For people in recovery from addiction, art can be an outlet. Amanda Spencer, a certified peer support specialist at A New Horizon community recovery center in downtown Bloomington, knows this firsthand.
Spencer said she uses art to channel her emotions.
“Because sometimes it's really hard to process them and sort them out,” she said. “(With art), I can just kind of almost go into a meditative state… and it helps me to just organize the thoughts and the feelings, whether they're a little heavy ones or whether they're really light-hearted and fun ones.”
Recognizing the power of art, A New Horizon staff hosted the Art of Recovery Art Show on Thursday night, featuring a small showcase of staff and client art. Spencer said the idea came from the federal Substance Abuse and Mental Health Services Administration [SAMHSA], which selected the same theme for 2024 National Recovery Month — taking place right now.
Expressing recovery through art
A small group gathered at the McLean County Center for Human Services-run recovery center to share in each other’s work. Shayla Woodworth, who is also a peer support specialist but isn’t employed by the Center [MCCHS], was one of them. She said she’s drawn to art because of her brother — who died from his addiction — and was considered the “artist in the family.” The two would also collaborate on art projects.
Woodworth said the provided activity — in which attendees poured paint onto tiles to create an abstract design — was a perfect metaphor for recovery.
“Because everybody’s is different,” she said. “Even if we use the same kind of paint, it's different. So kind of like recovery, we all have our own little pathways.”
For Spencer, the art tile was a way to represent suicide prevention awareness and recovery awareness through color. She married blue and purple, which are associated with suicide and recovery respectively, and added gold flecks to show “little glimmers of hope that you can change.”

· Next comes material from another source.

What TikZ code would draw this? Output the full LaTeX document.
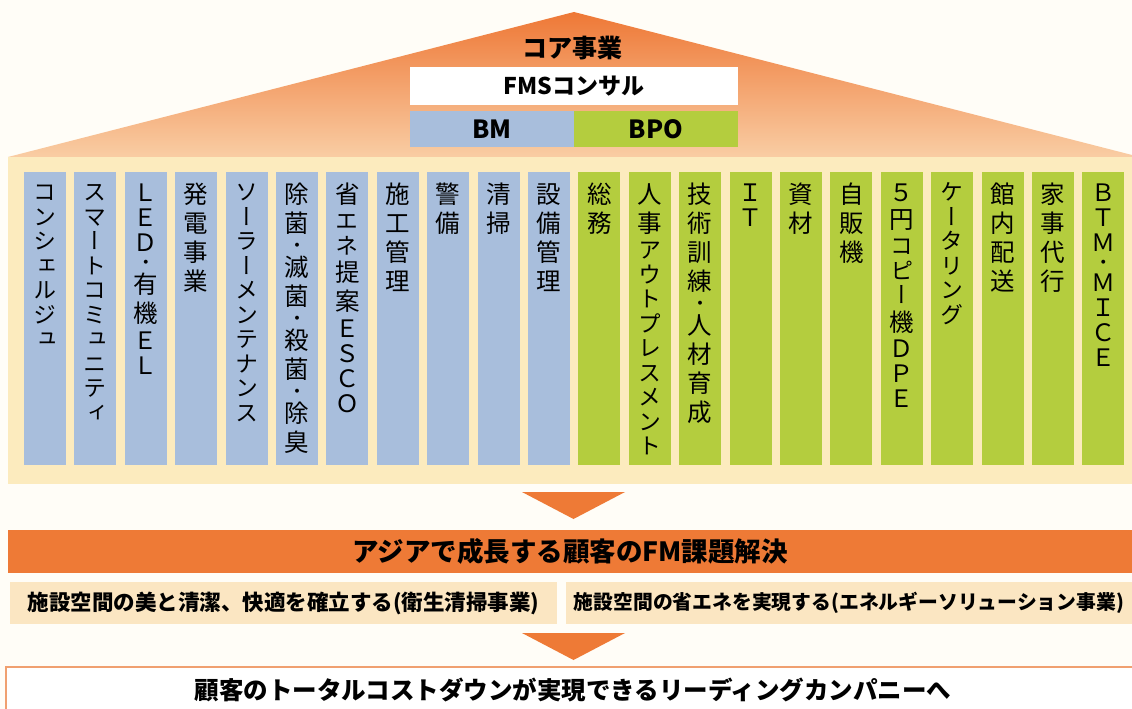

Art all around at A New Horizon
Even before the art show, A New Horizon incorporated artwork into its programming. Peer Support Specialist Tim Mollet taught the “Masterpiece: An Art Club” course, which meets weekly and resumes meetings in August. Some of the art from the show was created during these sessions, including a recovery jar meant to demonstrate SAMHSA’s four major dimensions of recovery: health, home, purpose and community.
Mollet said participants wrote on rocks and placed them in the jar with “smaller stones to fill up the gaps of our recovery in life.”
“In an emergency, you're supposed to open the jar and review and see what those major dimensions of recovery are for you,” he said.
Part of Mollet’s goal as an instructor, he said, is to give people creative ways to express art with tools for recovery.
Future art projects
More art is expected at A New Horizon soon. Woodworth recently got approval to paint a mural on the south side wall of the building. She couldn’t give much detail — since that would spoil the surprise — but she said the design is very much linked to recovery.
“Whenever we go into these classes, we have, like, our core principles, we have our values and things so it does have some (of those) words, but also stuff that goes with mental health, peer support, recovery, hope,” she said, adding that it’ll hopefully “encompass everything" the community center embodies.